Given instruction: Would you repeat the listing exactly but omit every picture?

--- --- ---

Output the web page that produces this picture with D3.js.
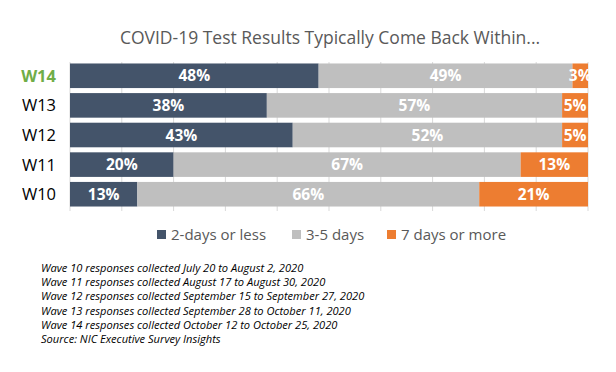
<!DOCTYPE html>
<html>
<head>
<meta charset="utf-8">
<script src="https://cdn.jsdelivr.net/npm/d3@7"></script>
<style>
  body { margin: 0; background: #fff; }
  svg text { font-family: "Open Sans", "Liberation Sans", sans-serif; }
</style>
</head>
<body>
<script>
// waves, top to bottom
var waves = ["W14", "W13", "W12", "W11", "W10"];
var twoDays = [48, 38, 43, 20, 13];
var threeFive = [49, 57, 52, 67, 66];
var sevenPlus = [3, 5, 5, 13, 21];
var seriesNames = ["2-days or less", "3-5 days", "7 days or more"];
var colors = ["#44546A", "#BFBFBF", "#ED7D31"];
var notes = [
  "Wave 10 responses collected July 20 to August 2, 2020",
  "Wave 11 responses collected August 17 to August 30, 2020",
  "Wave 12 responses collected September 15 to September 27, 2020",
  "Wave 13 responses collected September 28 to October 11, 2020",
  "Wave 14 responses collected October 12 to October 25, 2020",
  "Source: NIC Executive Survey Insights"
];

var w = 616, h = 372;
var margin = { left: 70, right: 28, top: 62, bottom: 164 };

var svg = d3.select("body").append("svg")
  .attr("width", w)
  .attr("height", h);

// build stacked rows
var rows = waves.map(function(wv, i) {
  return { wave: wv, values: [twoDays[i], threeFive[i], sevenPlus[i]] };
});
var stack = d3.stack().keys([0, 1, 2]).value(function(d, k) { return d.values[k]; });
var layers = stack(rows);

var xScale = d3.scaleLinear().domain([0, 100]).range([margin.left, w - margin.right]);
var yScale = d3.scaleBand().domain(waves).range([margin.top, h - margin.bottom]).paddingInner(0.17).paddingOuter(0.05);

// title
svg.append("text")
  .attr("x", 330)
  .attr("y", 44)
  .attr("text-anchor", "middle")
  .attr("font-size", 17.5)
  .attr("fill", "#595959")
  .text("COVID-19 Test Results Typically Come Back Within...");

// gridlines
svg.append("g")
  .selectAll("line")
  .data(d3.range(0, 101, 10))
  .enter()
  .append("line")
  .attr("x1", function(d) { return xScale(d); })
  .attr("x2", function(d) { return xScale(d); })
  .attr("y1", margin.top)
  .attr("y2", h - margin.bottom + 3)
  .attr("stroke", "#D9D9D9")
  .attr("stroke-width", 1);

// bars
var layerG = svg.selectAll(".layer")
  .data(layers)
  .enter()
  .append("g")
  .attr("fill", function(d, i) { return colors[i]; });

layerG.selectAll("rect")
  .data(function(d) { return d; })
  .enter()
  .append("rect")
  .attr("x", function(d) { return xScale(d[0]); })
  .attr("y", function(d) { return yScale(d.data.wave); })
  .attr("width", function(d) { return xScale(d[1]) - xScale(d[0]); })
  .attr("height", yScale.bandwidth());

// labels in segments
layerG.selectAll("text")
  .data(function(d) { return d; })
  .enter()
  .append("text")
  .attr("x", function(d) { return (xScale(d[0]) + xScale(d[1])) / 2; })
  .attr("y", function(d) { return yScale(d.data.wave) + yScale.bandwidth() / 2; })
  .attr("dy", "0.36em")
  .attr("text-anchor", "middle")
  .attr("font-size", 15.5)
  .attr("font-weight", "bold")
  .attr("fill", "#fff")
  .text(function(d) { return (d[1] - d[0]) + "%"; });

// y axis labels
svg.append("g")
  .selectAll("text")
  .data(waves)
  .enter()
  .append("text")
  .attr("x", 56)
  .attr("y", function(d) { return yScale(d) + yScale.bandwidth() / 2; })
  .attr("dy", "0.36em")
  .attr("text-anchor", "end")
  .attr("font-size", 16.5)
  .attr("font-weight", function(d, i) { return i === 0 ? "bold" : "normal"; })
  .attr("fill", function(d, i) { return i === 0 ? "#70AD47" : "#000"; })
  .text(function(d) { return d; });

// legend
var legendX = [157, 292, 387];
var legend = svg.append("g");
seriesNames.forEach(function(name, i) {
  legend.append("rect")
    .attr("x", legendX[i])
    .attr("y", 230)
    .attr("width", 9)
    .attr("height", 9)
    .attr("fill", colors[i]);
  legend.append("text")
    .attr("x", legendX[i] + 14)
    .attr("y", 235)
    .attr("dy", "0.36em")
    .attr("font-size", 15)
    .attr("fill", "#595959")
    .text(name);
});

// footnotes
svg.append("g")
  .selectAll("text")
  .data(notes)
  .enter()
  .append("text")
  .attr("x", 41)
  .attr("y", function(d, i) { return 272 + i * 14.2; })
  .attr("font-size", 11.1)
  .attr("font-style", "italic")
  .attr("fill", "#000")
  .text(function(d) { return d; });
</script>
</body>
</html>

--- --- ---

Solution to the problem:
Output the web page that produces this picture with D3.js.
<!DOCTYPE html>
<html>
<head>
<meta charset="utf-8">
<script src="https://cdn.jsdelivr.net/npm/d3@7"></script>
<style>
  body { margin: 0; background: #fff; }
  svg text { font-family: "Open Sans", "Liberation Sans", sans-serif; }
</style>
</head>
<body>
<script>
// waves, top to bottom
var waves = ["W14", "W13", "W12", "W11", "W10"];
var twoDays = [48, 38, 43, 20, 13];
var threeFive = [49, 57, 52, 67, 66];
var sevenPlus = [3, 5, 5, 13, 21];
var seriesNames = ["2-days or less", "3-5 days", "7 days or more"];
var colors = ["#44546A", "#BFBFBF", "#ED7D31"];
var notes = [
  "Wave 10 responses collected July 20 to August 2, 2020",
  "Wave 11 responses collected August 17 to August 30, 2020",
  "Wave 12 responses collected September 15 to September 27, 2020",
  "Wave 13 responses collected September 28 to October 11, 2020",
  "Wave 14 responses collected October 12 to October 25, 2020",
  "Source: NIC Executive Survey Insights"
];

var w = 616, h = 372;
var margin = { left: 70, right: 28, top: 62, bottom: 164 };

var svg = d3.select("body").append("svg")
  .attr("width", w)
  .attr("height", h);

// build stacked rows
var rows = waves.map(function(wv, i) {
  return { wave: wv, values: [twoDays[i], threeFive[i], sevenPlus[i]] };
});
var stack = d3.stack().keys([0, 1, 2]).value(function(d, k) { return d.values[k]; });
var layers = stack(rows);

var xScale = d3.scaleLinear().domain([0, 100]).range([margin.left, w - margin.right]);
var yScale = d3.scaleBand().domain(waves).range([margin.top, h - margin.bottom]).paddingInner(0.17).paddingOuter(0.05);

// title
svg.append("text")
  .attr("x", 330)
  .attr("y", 44)
  .attr("text-anchor", "middle")
  .attr("font-size", 17.5)
  .attr("fill", "#595959")
  .text("COVID-19 Test Results Typically Come Back Within...");

// gridlines
svg.append("g")
  .selectAll("line")
  .data(d3.range(0, 101, 10))
  .enter()
  .append("line")
  .attr("x1", function(d) { return xScale(d); })
  .attr("x2", function(d) { return xScale(d); })
  .attr("y1", margin.top)
  .attr("y2", h - margin.bottom + 3)
  .attr("stroke", "#D9D9D9")
  .attr("stroke-width", 1);

// bars
var layerG = svg.selectAll(".layer")
  .data(layers)
  .enter()
  .append("g")
  .attr("fill", function(d, i) { return colors[i]; });

layerG.selectAll("rect")
  .data(function(d) { return d; })
  .enter()
  .append("rect")
  .attr("x", function(d) { return xScale(d[0]); })
  .attr("y", function(d) { return yScale(d.data.wave); })
  .attr("width", function(d) { return xScale(d[1]) - xScale(d[0]); })
  .attr("height", yScale.bandwidth());

// labels in segments
layerG.selectAll("text")
  .data(function(d) { return d; })
  .enter()
  .append("text")
  .attr("x", function(d) { return (xScale(d[0]) + xScale(d[1])) / 2; })
  .attr("y", function(d) { return yScale(d.data.wave) + yScale.bandwidth() / 2; })
  .attr("dy", "0.36em")
  .attr("text-anchor", "middle")
  .attr("font-size", 15.5)
  .attr("font-weight", "bold")
  .attr("fill", "#fff")
  .text(function(d) { return (d[1] - d[0]) + "%"; });

// y axis labels
svg.append("g")
  .selectAll("text")
  .data(waves)
  .enter()
  .append("text")
  .attr("x", 56)
  .attr("y", function(d) { return yScale(d) + yScale.bandwidth() / 2; })
  .attr("dy", "0.36em")
  .attr("text-anchor", "end")
  .attr("font-size", 16.5)
  .attr("font-weight", function(d, i) { return i === 0 ? "bold" : "normal"; })
  .attr("fill", function(d, i) { return i === 0 ? "#70AD47" : "#000"; })
  .text(function(d) { return d; });

// legend
var legendX = [157, 292, 387];
var legend = svg.append("g");
seriesNames.forEach(function(name, i) {
  legend.append("rect")
    .attr("x", legendX[i])
    .attr("y", 230)
    .attr("width", 9)
    .attr("height", 9)
    .attr("fill", colors[i]);
  legend.append("text")
    .attr("x", legendX[i] + 14)
    .attr("y", 235)
    .attr("dy", "0.36em")
    .attr("font-size", 15)
    .attr("fill", "#595959")
    .text(name);
});

// footnotes
svg.append("g")
  .selectAll("text")
  .data(notes)
  .enter()
  .append("text")
  .attr("x", 41)
  .attr("y", function(d, i) { return 272 + i * 14.2; })
  .attr("font-size", 11.1)
  .attr("font-style", "italic")
  .attr("fill", "#000")
  .text(function(d) { return d; });
</script>
</body>
</html>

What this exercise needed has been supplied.